At the heart of CSS for Client is Arm’s most performant, efficient and versatile CPU cluster ever for maximum performance and power efficiency. The new Arm Cortex-X925 delivers the highest year-on-year performance uplift in the history of Cortex-X. Taking advantage of the leading edge 3nm process nodes, assuming a 3.8GHz clock rate and maximum cache size, the result is a massive 36 percent increase in single-thread performance when comparing to 2023 smartphone flagship 4nm SoCs. For AI, Cortex-X925 provides an incredible 41 percent performance uplift to dramatically improve the responsiveness of on-device generative AI, like large language models (LLMs).

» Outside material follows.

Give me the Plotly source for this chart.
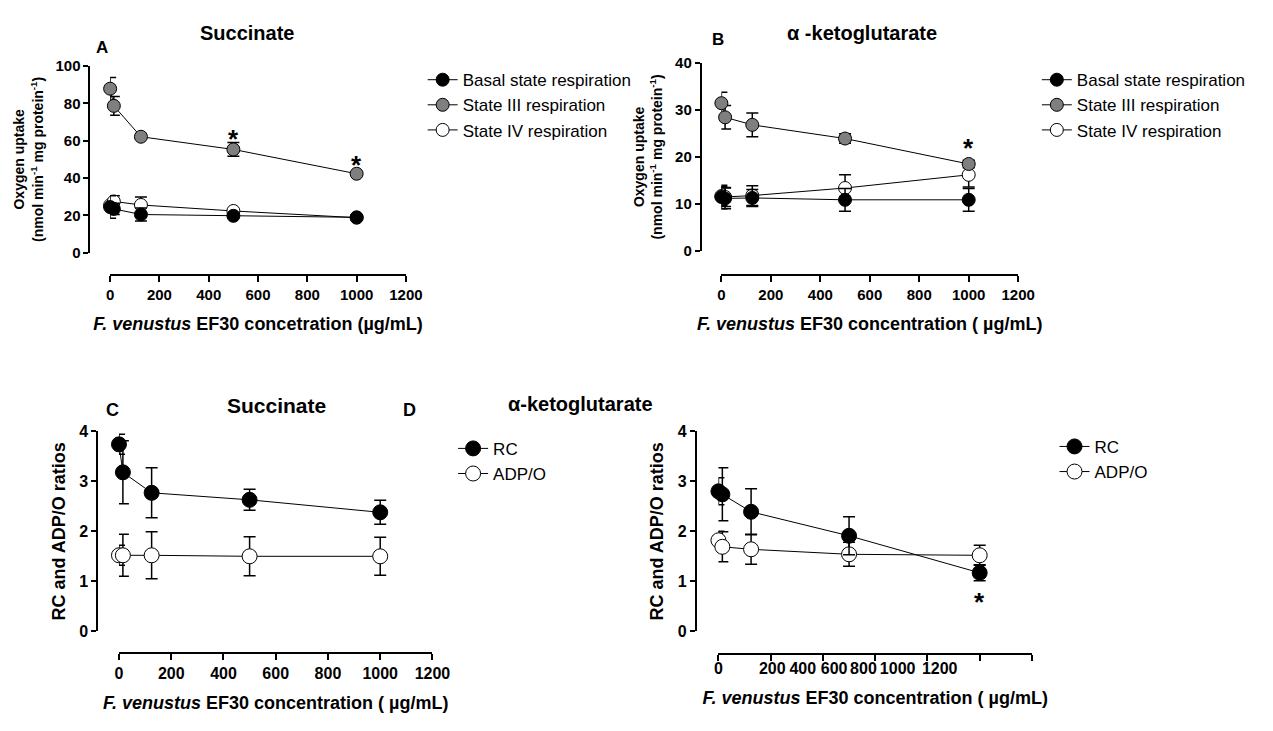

The push for leading-edge performance is combined with leading-edge efficiency through our new Arm Cortex-A725 CPU, which delivers a 35 percent improvement in performance efficiency to target AI and mobile gaming use cases. This is supported by a refreshed Arm Cortex-A520 CPU and an updated DSU-120 that provide power efficiency and scalability improvements for consumer devices that adopt the latest Armv9 CPU clusters. Learn more about the new Armv9 CPUs in
this blog.
The new Arm Immortalis-G925 GPU, which is our most performant and efficient GPU to date, delivers 37 percent more performance across a wide range of leading mobile gaming applications, as well as 34 percent more performance when measured over multiple AI and ML networks. While Immortalis-G925 is for the flagship smartphone market, the highly scalable new GPU family, including Arm Mali-G725 and Mali-G625 GPUs, targets a broad range of consumer device markets, from premium mobile handsets to smartwatches and XR wearables. Learn more about Arm’s new GPUs in
this blog.
Optimizing software for outstanding developer innovation
We are relentlessly focused on millions of developers worldwide, ensuring they have access to the performance, tools and software libraries required to create the next wave of AI-enabled applications. To enable developers to land these innovations quickly at the highest performance, we’re introducing Arm Kleidi, which includes KleidiAI for AI workloads and KleidiCV for computer vision applications. KleidiAI is a set of compute kernels for developers of AI frameworks, providing them with frictionless access to the best performance possible on Arm CPUs, across a wide range of devices, with support for key Arm architectural features such as NEON, SVE2 and SME2. KleidiAI integrates with popular AI frameworks, such as PyTorch, Tensorflow and MediaPipe, with a view to accelerating the performance of key models including Meta Llama 3 and Phi-3. It is also backwards and forwards compatible to ensure Arm is future fit as we bring additional technologies to market. Learn more about Arm Kleidi in
this blog.
The compute platform for the future of AI
Through the unique combination of leading-edge CPU and GPU technologies, production ready physical implementations and continuous software optimizations, CSS for Client combined with Kleidi software will provide the compute platform for the future of AI, a future that is built on Arm.